Halq’eméylem is not just another list of words for the same things.

Stó:lô culture is deeply embedded in the 10,0000-year-old dialect.

Christine Seymour, both a student and teacher of Halq’eméylem, has gained a much deeper understanding of her culture by learning the language. Simple nouns, verbs and everyday expressions reveal deep connections to the land.

She learned that the word for Earth, tém:éxw, contains the same root word as xwélmexw.

“When we took care of our people after they died … we wrapped them in the trees, and then they returned back to the land. So tém:éxw means ‘our person in the land,’ ” she explains.

“Those two words show that connection and it made it clear for me because our ancestors were returned back to the land and that is where the animals get their nutrients from and our people had such a high respect for the animals and the trees. We really believe we’re connected.”

As a child, Seymour would hear her grandparents say “grandfather sun is strong today” on hot summer days. Her children are learning that when someone calls to “brother raven,” they really consider the bird to be a sibling.

“It feels good to remember our ancestors and to see what they’re saying really is true,” she says.

Elizabeth Phillips, the only living fluent speaker, says Halq’eméylem is “expressive and picturesque,” with words for feelings that English can’t describe.

WATCH: Elizabeth Phillips reads ‘Bear and Coyote’ in Halq’eméylem.

She has seen students learn these words and say: “I didn’t think I could say that!”

UBC linguist Strang Burton, who has worked with the Sto:lo Nation since the mid-1990s, says the 10,000-year-old language contains many words that don’t translate to English and rediscovering them opens up a world nearly lost.
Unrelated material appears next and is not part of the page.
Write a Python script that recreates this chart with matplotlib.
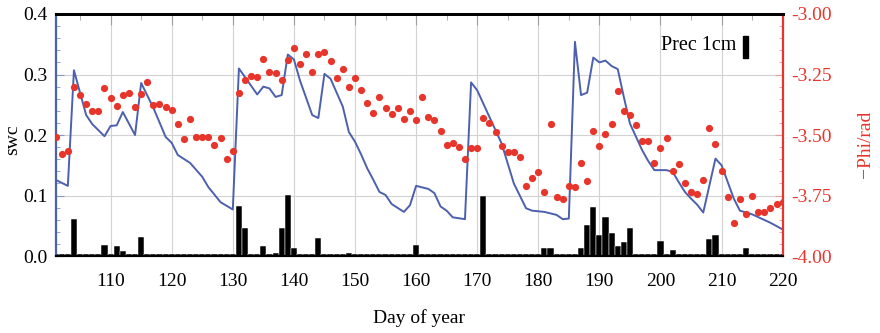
import matplotlib
matplotlib.use("Agg")
import matplotlib.pyplot as plt
import matplotlib.transforms as mtransforms
from matplotlib.patches import Rectangle
from matplotlib.ticker import MultipleLocator, FormatStrFormatter

plt.rcParams['font.family'] = ['Liberation Serif', 'DejaVu Serif']
plt.rcParams['axes.unicode_minus'] = False

# soil water content (line), day of year -> swc
swc_days = [101, 103, 104, 106, 107, 109, 110, 111, 112, 114, 115, 117, 119, 120,
            121, 123, 125, 126, 128, 130, 131, 134, 135, 136, 137, 138, 139, 140,
            141, 143, 144, 145, 146, 148, 149, 150, 151, 152, 153, 154, 155, 156,
            158, 159, 160, 162, 163, 164, 165, 166, 168, 169, 170, 172, 174, 175,
            176, 178, 179, 181, 183, 184, 185, 186, 187, 188, 189, 190, 191, 192,
            193, 194, 195, 196, 197, 198, 199, 201, 202, 203, 204, 205, 206, 207,
            209, 210, 212, 213, 215, 218, 220]
swc_vals = [0.126, 0.116, 0.307, 0.233, 0.218, 0.198, 0.215, 0.216, 0.238, 0.200,
            0.286, 0.245, 0.197, 0.187, 0.167, 0.154, 0.131, 0.114, 0.089, 0.077,
            0.310, 0.267, 0.280, 0.277, 0.263, 0.266, 0.333, 0.325, 0.290, 0.233,
            0.228, 0.301, 0.293, 0.247, 0.205, 0.189, 0.168, 0.145, 0.126, 0.106,
            0.101, 0.086, 0.073, 0.084, 0.116, 0.111, 0.104, 0.082, 0.075, 0.064,
            0.061, 0.287, 0.274, 0.230, 0.186, 0.153, 0.120, 0.079, 0.075, 0.073,
            0.068, 0.061, 0.062, 0.354, 0.266, 0.270, 0.328, 0.320, 0.323, 0.314,
            0.309, 0.263, 0.219, 0.197, 0.175, 0.157, 0.142, 0.142, 0.139, 0.122,
            0.106, 0.095, 0.085, 0.072, 0.161, 0.150, 0.095, 0.075, 0.069, 0.055,
            0.044]

# -Phi (red dots), one per day from 101 to 220
phi_days = list(range(101, 221))
phi_vals = [-3.510, -3.580, -3.566, -3.303, -3.335, -3.371, -3.400, -3.400, -3.306, -3.346,
            -3.380, -3.333, -3.325, -3.384, -3.332, -3.280, -3.376, -3.373, -3.386, -3.397,
            -3.455, -3.518, -3.435, -3.507, -3.510, -3.510, -3.541, -3.514, -3.599, -3.566,
            -3.325, -3.273, -3.256, -3.259, -3.187, -3.241, -3.245, -3.273, -3.190, -3.139,
            -3.207, -3.165, -3.238, -3.165, -3.158, -3.194, -3.266, -3.227, -3.300, -3.263,
            -3.314, -3.369, -3.410, -3.344, -3.387, -3.413, -3.390, -3.434, -3.401, -3.438,
            -3.342, -3.427, -3.438, -3.482, -3.541, -3.532, -3.551, -3.599, -3.552, -3.552,
            -3.428, -3.452, -3.489, -3.544, -3.572, -3.572, -3.592, -3.709, -3.679, -3.654,
            -3.734, -3.456, -3.757, -3.766, -3.709, -3.713, -3.614, -3.689, -3.483, -3.544,
            -3.496, -3.456, -3.318, -3.400, -3.417, -3.459, -3.523, -3.523, -3.617, -3.552,
            -3.511, -3.649, -3.621, -3.697, -3.737, -3.744, -3.686, -3.472, -3.538, -3.649,
            -3.757, -3.865, -3.766, -3.826, -3.751, -3.819, -3.819, -3.803, -3.785, -3.777]

# precipitation (mm), days with rain
prec_days = [104, 109, 111, 112, 115, 117, 131, 132, 134, 135, 137, 138, 139, 140,
             143, 144, 149, 160, 168, 171, 181, 182, 184, 187, 188, 189, 190, 191,
             192, 193, 194, 195, 200, 202, 208, 209, 211, 214]
prec_mm = [16.8, 4.9, 4.7, 2.2, 8.8, 0.5, 22.8, 12.9, 0.8, 4.7, 1.4, 12.9, 27.7, 3.8,
           0.8, 8.0, 1.4, 5.2, 0.5, 27.2, 3.6, 3.6, 0.5, 3.6, 14.3, 22.3, 9.6, 17.9,
           10.4, 4.7, 6.3, 12.9, 6.9, 2.7, 7.7, 9.6, 0.5, 3.6]

cm_scale = 0.0364  # 1 cm of rain in swc units

blue = '#4d60ad'
red = '#e8352b'

fig = plt.figure(figsize=(8.8, 3.33), dpi=100)
ax = fig.add_axes([0.0632, 0.231, 0.8262, 0.727])
ax2 = ax.twinx()

# precipitation bars (every day gets a thin stub along the baseline)
rain = dict(zip(prec_days, prec_mm))
all_days = list(range(101, 221))
bar_h = [max(rain.get(d, 0.0) / 10.0 * cm_scale, 0.004) for d in all_days]
ax.bar(all_days, bar_h, width=1.0, color='black', edgecolor='white', linewidth=0.35, zorder=2)

ax.plot(swc_days, swc_vals, color=blue, lw=1.4, zorder=3)

ax2.plot(phi_days, phi_vals, 'o', color=red, ms=5.2, mec='none', zorder=4)

ax.set_xlim(101, 220)
ax.set_ylim(0, 0.4)
ax2.set_ylim(-4.0, -3.0)

ax.xaxis.set_major_locator(MultipleLocator(10))
ax.xaxis.set_minor_locator(MultipleLocator(5))
ax.yaxis.set_major_locator(MultipleLocator(0.1))
ax.yaxis.set_minor_locator(MultipleLocator(0.02))
ax.yaxis.set_major_formatter(FormatStrFormatter('%.1f'))
ax2.yaxis.set_major_locator(MultipleLocator(0.25))
ax2.yaxis.set_minor_locator(MultipleLocator(0.05))
ax2.yaxis.set_major_formatter(FormatStrFormatter('%.2f'))

ax.grid(True, which='major', color='#d2d2d2', lw=0.8, zorder=0)
ax.set_axisbelow(True)

ax.tick_params(axis='x', which='both', direction='in', top=True, bottom=False,
               color='#a0a0a0', labelsize=14, pad=12)
ax.tick_params(axis='x', which='major', length=8)
ax.tick_params(axis='x', which='minor', length=4)
ax.tick_params(axis='y', which='both', direction='in', color='#8a96c8', labelsize=14, pad=6)
ax.tick_params(axis='y', which='major', length=6)
ax.tick_params(axis='y', which='minor', length=3)
ax2.tick_params(axis='y', which='both', direction='in', color='#e89a94',
                labelcolor=red, labelsize=14, pad=6)
ax2.tick_params(axis='y', which='major', length=6)
ax2.tick_params(axis='y', which='minor', length=3)

for a in (ax, ax2):
    a.spines['top'].set_color('black')
    a.spines['top'].set_linewidth(2.0)
    a.spines['bottom'].set_color('black')
    a.spines['bottom'].set_linewidth(1.5)
ax.spines['left'].set_color(blue)
ax.spines['left'].set_linewidth(1.6)
ax.spines['right'].set_visible(False)
ax2.spines['left'].set_visible(False)
ax2.spines['right'].set_color(red)
ax2.spines['right'].set_linewidth(1.6)

ax.set_xlabel('Day of year', fontsize=14, labelpad=14)
ax.set_ylabel('swc', fontsize=14)
ax.yaxis.set_label_coords(-0.047, 0.48)
ax2.set_ylabel('\u2212Phi/rad', fontsize=14, color=red)
ax2.yaxis.set_label_coords(1.102, 0.46)

# precipitation scale legend
ax.text(0.936, 0.868, 'Prec 1cm', transform=ax.transAxes, ha='right', va='center',
        fontsize=14.5)
trans = mtransforms.blended_transform_factory(ax.transAxes, ax.transData)
ax.add_patch(Rectangle((0.946, 0.328), 0.0065, cm_scale, transform=trans,
                       color='black', zorder=5))

fig.savefig('out.png', dpi=100)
He says there’s a “rich complexity” to the structure of the language.

“I think of it as like a cathedral in terms of all the intricacies of how it’s all put together and how it works to express ideas,” Burton says.

About half the sounds used to compose Halq’eméylem words don’t exist in English.

There are eight different consonants that sounds like a “k” to English speakers, he says.

Even after more than 20 years of studying the language, Burton struggles to hear the difference. He has even taken ultrasounds of Phillips’ tongues to show how one sound is made with the tongue slightly farther back or forward.